Mayo 2019 – Lo mejor de nuestro día
Cada generación adolescente ha enarbolado de un modo u otro sus banderas, tratando de hacer de su recorrido hacia la etapa adulta algo genuino, único y casi mágico. Las bandas de rock, pop, o reguetón -según las épocas y los gustos-; las diferentes sagas y entregas de juegos de ordenador -desde las vetustas consolas Atari hasta las modernísimas Play Station-; las influencers de moda -antes en las revistas y hoy en internet-; o las sucesivas modas tecnológicas -del LP al MP4- cada adolescente ha buscado en esos modelos elementos sobre los que afirmar su naciente identidad personal.
Por eso, la adolescencia es tiempo de observación, de búsqueda más o menos inconsciente de patrones que seguir; de implementación de la cruel metodología de la prueba y el error en la propia vida; de elección, casi siempre poco reflexiva, de nuevos caminos por los que transitar. Y también, una etapa de rebeldía -aparente o real- en las que las diatribas hacia los padres hacen saltar chispas las más de las veces.
Sin embargo, esto no significa de ningún modo que los adolescentes no necesiten más que nunca a sus padres. Durante la infancia, esta dependencia fue fisiológica y se expresaba de modo constante y perceptible. A partir de la pubertad, será una necesidad disfrazada de indiferencia, de rechazo, o de altivez, pero tan real como antes. Porque cuando se pregunta a un adolescente por sus problemas, por debajo de sus reivindicaciones de libertad, siempre asoma una necesidad de mayor afecto, de mayor comprensión, de más seguridad.
Es por tanto esta, una contradictoria demanda silenciosa de apoyo, que les permite sentirse más cómodos con sus propias decisiones, que les alivia el vértigo de su recién estrenada libertad, y que les cura del dolor de sus primeros errores, de los que en tantas ocasiones no comprenden la causa.
Es por ello que los padres deberán ofrecer ahora una disponibilidad para con sus hijos adolescentes aún más acuciante que la que tenían para ellos cuando eran pequeños. Y brindarles tiempo de calidad para la conversación -superando el cansancio propio y el de los hijos- sin más interés que el del propio amor. Para así proporcionar a sus hijos una armadura contra la soledad, la incomprensión y la tristeza en la que con mucha frecuencia caen los jóvenes.
El esfuerzo por ofrecer un cariño sólido que supere las malas caras y los modos bruscos propios de la edad sanará las heridas que los hijos se infligen a sí mismos con sus reacciones descontroladas. La exigencia sólida y amable, que sabe explicar los porqués con paciencia y amabilidad y soportar las posibles incomprensiones les mostrará un camino seguro por el que transitar.

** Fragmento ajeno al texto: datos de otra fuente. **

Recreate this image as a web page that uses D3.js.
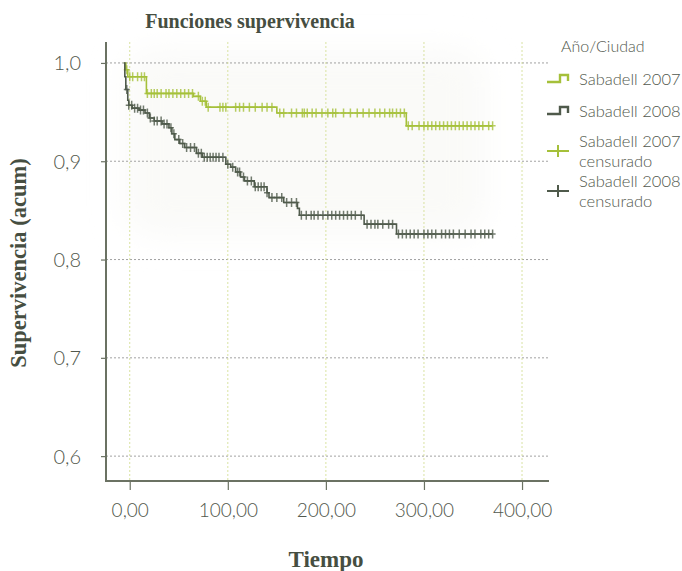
<!DOCTYPE html>
<html>
<head>
<meta charset="utf-8">
<script src="https://cdn.jsdelivr.net/npm/d3@7"></script>
<style>
  body { margin: 0; background: #fff; }
  svg { display: block; }
</style>
</head>
<body>
<svg id="chart" width="682" height="571"></svg>
<script>
// step points: [tiempo, supervivencia]
var steps2007 = [[-6, 1.0], [-4, 0.993], [-2, 0.986], [17, 0.969], [65, 0.966], [72, 0.961], [78, 0.955],
  [150, 0.949], [282, 0.936], [370, 0.936]];
var steps2008 = [[-6, 1.0], [-5, 0.986], [-4, 0.973], [-2, 0.962], [-1, 0.957], [2.5, 0.954], [9.5, 0.952],
  [15.6, 0.949], [20, 0.944], [25, 0.941], [33, 0.938], [40, 0.934], [43, 0.928], [46, 0.922], [51, 0.918],
  [56, 0.914], [68, 0.908], [74, 0.904], [98, 0.897], [103, 0.894], [108, 0.889], [113, 0.884], [117, 0.880],
  [127, 0.874], [140, 0.868], [142, 0.863], [157, 0.858], [171, 0.852], [173, 0.845], [239, 0.836],
  [272, 0.826], [370, 0.826]];

// censored times
var cens2007 = [-3, 0, 3, 8, 12, 15, 18, 22, 25, 28, 32, 37, 40, 44, 48, 52, 56, 60, 64, 70, 74, 77, 80,
  92, 95, 98, 108, 112, 116, 122, 128, 135, 140, 145, 153, 157, 165, 170, 176, 178, 181, 186, 190, 196,
  202, 207, 210, 218, 225, 232, 238, 244, 250, 255, 260, 265, 268, 272, 276, 280, 284, 288, 295, 300,
  304, 308, 312, 316, 320, 324, 328, 332, 336, 340, 344, 348, 352, 356, 360, 366, 370];
var cens2008 = [-3, -1, 2, 5, 8, 11, 14, 18, 21, 25, 28, 32, 35, 38, 42, 45, 50, 54, 58, 62, 66, 70, 73,
  76, 79, 82, 85, 88, 91, 95, 100, 105, 110, 112, 116, 120, 124, 128, 131, 134, 137, 140, 145, 150, 155,
  160, 165, 170, 175, 180, 185, 188, 192, 197, 202, 206, 210, 214, 218, 222, 226, 230, 236, 242, 246,
  250, 253, 258, 264, 268, 274, 278, 282, 286, 290, 294, 300, 304, 308, 312, 318, 322, 326, 330, 336,
  342, 348, 352, 358, 362, 366, 370];

var xTicks = [0, 100, 200, 300, 400];
var yTicks = [0.6, 0.7, 0.8, 0.9, 1.0];
var legendItems = ["Sabadell 2007", "Sabadell 2008", "Sabadell 2007|censurado", "Sabadell 2008|censurado"];

var
svg = d3.select('#chart'),
green = '#a5c03a',
dark = '#4f5a4b',
textCol = '#464e41',
labelCol = '#52584d',
pLeft = 106, pRight = 549, pTop = 42, pBottom = 481;

var x = d3.scaleLinear().domain([-24.2, 427.5]).range([pLeft, pRight]);
var y = d3.scaleLinear().domain([0.5747, 1.0213]).range([pBottom, pTop]);

var fmtComma = function (d, n) { return d3.format('.' + n + 'f')(d).replace('.', ','); };

// faint shading behind curves
var defs = svg.append('defs');
defs.append('filter').attr('id', 'soft').attr('x', '-20%').attr('y', '-20%').attr('width', '140%').attr('height', '140%')
  .append('feGaussianBlur').attr('stdDeviation', 16);
svg.append('rect')
  .attr('x', 125).attr('y', 50).attr('width', 360).attr('height', 185)
  .attr('rx', 30)
  .attr('fill', '#fafaf8')
  .attr('filter', 'url(#soft)');

// grid
svg.append('g').selectAll('line').data(yTicks).enter().append('line')
  .attr('x1', pLeft).attr('x2', pRight)
  .attr('y1', function (d) { return y(d); }).attr('y2', function (d) { return y(d); })
  .attr('stroke', '#8a8a8a').attr('stroke-width', 0.8).attr('stroke-dasharray', '2,2');
svg.append('g').selectAll('line').data(xTicks).enter().append('line')
  .attr('x1', function (d) { return x(d); }).attr('x2', function (d) { return x(d); })
  .attr('y1', pTop).attr('y2', pBottom)
  .attr('stroke', '#cfdc8a').attr('stroke-width', 0.8).attr('stroke-dasharray', '2,2');

// axes
var yAxis = d3.axisLeft(y).tickValues(yTicks).tickSize(5).tickPadding(20)
  .tickFormat(function (d) { return fmtComma(d, 1); });
var xAxis = d3.axisBottom(x).tickValues(xTicks).tickSize(9).tickPadding(14)
  .tickFormat(function (d) { return fmtComma(d, 2); });

var gy = svg.append('g').attr('transform', 'translate(' + pLeft + ',0)').call(yAxis);
var gx = svg.append('g').attr('transform', 'translate(0,' + pBottom + ')').call(xAxis);
[gx, gy].forEach(function (g) {
  g.select('.domain').remove();
  g.selectAll('.tick line').attr('stroke', '#6b7263').attr('stroke-width', 1.2);
  g.selectAll('.tick text').attr('fill', labelCol)
    .style('font-family', 'Lato, sans-serif').style('font-weight', 300).style('font-size', '19px');
});
gy.selectAll('.tick text').attr('dy', '0.35em').style('font-size', '20px');

svg.append('path')
  .attr('d', 'M' + pLeft + ',' + pTop + 'V' + pBottom + 'H' + pRight)
  .attr('fill', 'none').attr('stroke', '#6b7263').attr('stroke-width', 2);

// curves
var line = d3.line()
  .x(function (d) { return x(d[0]); })
  .y(function (d) { return y(d[1]); })
  .curve(d3.curveStepAfter);

function survAt(steps, t) {
  var s = steps[0][1];
  steps.forEach(function (p) { if (p[0] <= t) { s = p[1]; } });
  return s;
}

function plus(cx, cy, hw, hh) {
  return 'M' + (cx - hw) + ',' + cy + 'H' + (cx + hw) + 'M' + cx + ',' + (cy - hh) + 'V' + (cy + hh);
}

[[steps2007, cens2007, green], [steps2008, cens2008, dark]].forEach(function (s) {
  var steps = s[0], cens = s[1], col = s[2];
  svg.append('path').datum(steps)
    .attr('d', line)
    .attr('fill', 'none').attr('stroke', col).attr('stroke-width', 1.6);
  svg.append('g').selectAll('path').data(cens).enter().append('path')
    .attr('d', function (t) { return plus(x(t), y(survAt(steps, t)), 3, 4.5); })
    .attr('stroke', col).attr('stroke-width', 1.5).attr('opacity', 0.8).attr('fill', 'none');
});

// titles
svg.append('text').text('Funciones supervivencia')
  .attr('x', 250).attr('y', 28).attr('text-anchor', 'middle')
  .attr('fill', textCol)
  .style('font-family', '"Liberation Serif", serif').style('font-weight', 'bold').style('font-size', '20px');
svg.append('text').text('Tiempo')
  .attr('x', 326).attr('y', 567).attr('text-anchor', 'middle')
  .attr('fill', textCol)
  .style('font-family', '"Liberation Serif", serif').style('font-weight', 'bold').style('font-size', '23px');
svg.append('text').text('Supervivencia (acum)')
  .attr('transform', 'translate(26,263) rotate(-90)').attr('text-anchor', 'middle')
  .attr('fill', textCol)
  .style('font-family', '"Liberation Serif", serif').style('font-weight', 'bold').style('font-size', '22.5px');

// legend
var lg = svg.append('g');
lg.append('text').text('Año/Ciudad')
  .attr('x', 561).attr('y', 52)
  .attr('fill', labelCol)
  .style('font-family', 'Lato, sans-serif').style('font-weight', 300).style('font-size', '16px');

var rowY = [79, 111, 151, 191];
legendItems.forEach(function (label, i) {
  var col = i % 2 === 0 ? green : dark;
  var cy = rowY[i];
  if (i < 2) {
    lg.append('path')
      .attr('d', 'M547,' + (cy + 3) + 'H560V' + (cy - 4) + 'H568V' + (cy + 2))
      .attr('fill', 'none').attr('stroke', col).attr('stroke-width', 2.4);
  } else {
    lg.append('path').attr('d', plus(558, cy, 11, 6))
      .attr('stroke', col).attr('stroke-width', 2).attr('fill', 'none');
  }
  var parts = label.split('|');
  var t = lg.append('text')
    .attr('fill', labelCol)
    .style('font-family', 'Lato, sans-serif').style('font-weight', 300).style('font-size', '16.5px');
  parts.forEach(function (p, j) {
    t.append('tspan').text(p).attr('x', 579)
      .attr('y', cy + 6 + (parts.length > 1 ? (j * 20 - 10) : 0));
  });
});
</script>
</body>
</html>
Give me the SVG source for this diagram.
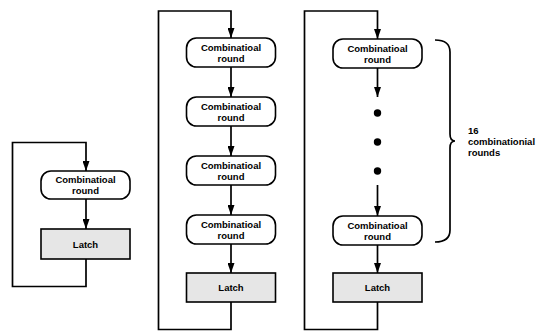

No se trata en absoluto de convertirse en un esclavo ante la actitud despótica de los hijos satisfaciendo todos y cada uno de sus caprichos, ni soportando mudo los desaires o las salidas de tono. Se trata de erigirse en un faro, que guía la navegación de los hijos en mitad de sus tormentas sin afligirse por el ruido del viento de la fuerza de la lluvia. De ser una luz que señale los errores, con tanto cariño y comprensión, con tanta dulzura y amabilidad, que a los hijos les queden las lecciones grabadas a fuego, sin sufrir un solo rasguño. Esa es la auténtica maestría de ser padre o madre de un adolescente.